Forgiveness is something we do for ourselves, not for the person who offended us. This truism empowers the act of forgiveness. When I think of absolving the offenders in my life—whether that be the suicide pilots of September 11, those who are dismissive of my viability, or the joker who cut me off at the exit ramp to the airport—I feel recalcitrant!
Forgiveness is often positioned as turning the other cheek, speaking softly, going the extra mile, or not complaining. This philosophy works as long as the offenses I suffer are not too profound. However, let something big happen, and these gracious ideals are insufficient to carry the day. When I suffer a profound offense, my will to forgive suffers a seeming lack of resolve.
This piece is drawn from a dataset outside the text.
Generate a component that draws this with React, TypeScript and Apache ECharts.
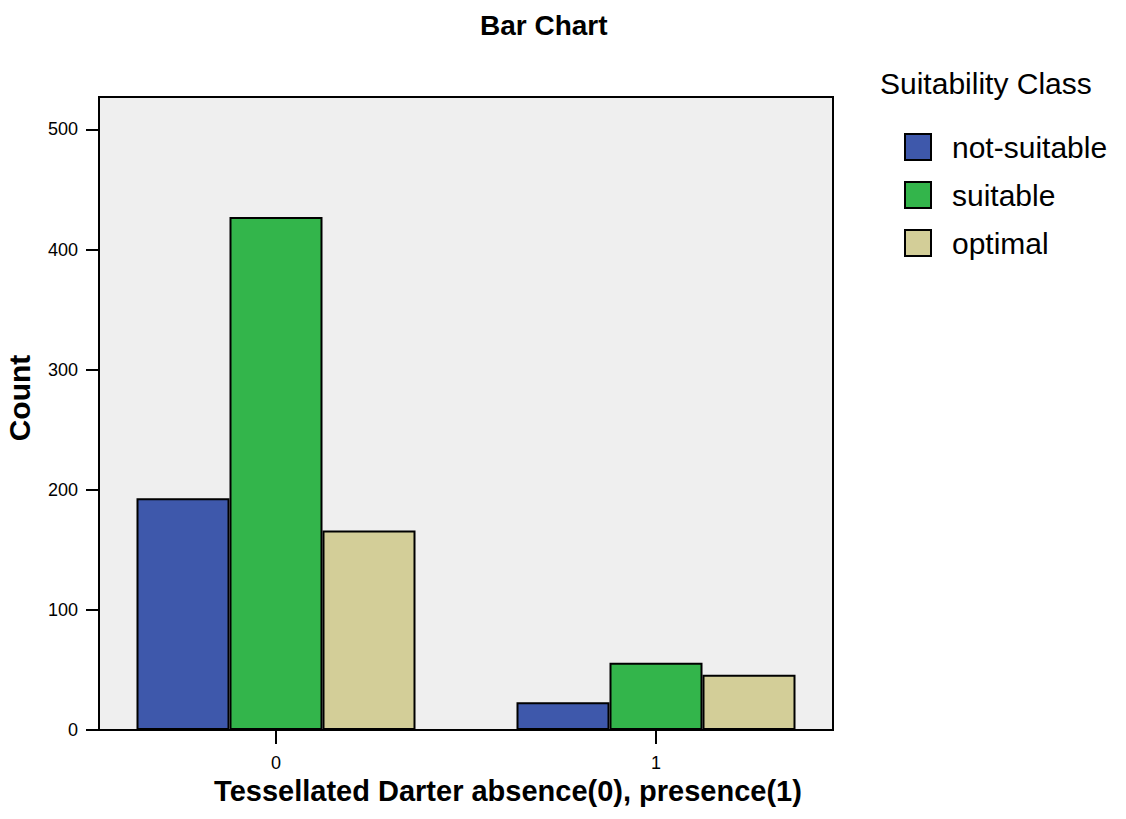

Furthermore, if the old adage, “forgive and forget,” is the barometer used to test whether or not forgiveness has occurred, the greater the offense, the harder and more elusive forgiveness becomes. For example, Americans can no more forget the atrocities of September 11 than we can forget the attack of December 7, 1941 at Pearl Harbor.
Forgiveness is not about forgetting, granting absolution, or considering the offense to be like water gone under the bridge.
Neither is forgiveness what I hope to hear after saying, “I’m sorry.” This is the transaction of reconciliation, which has a decision of forgiveness associated with it, yet is different. Reconciliation requires the agreement of two parties, the offender and the offended.
You can forgive someone while sitting all by yourself.
In fact, you can forgive whether the person who offended you ever apologizes or not.
You can forgive someone—or a group of folks—who offend you, and who you may not have ever met. You can forgive a movement, such as abortion rights. You can forgive a government. You can even forgive a dead person.
Forgiveness is a choice you make, for yourself, that initially benefits you.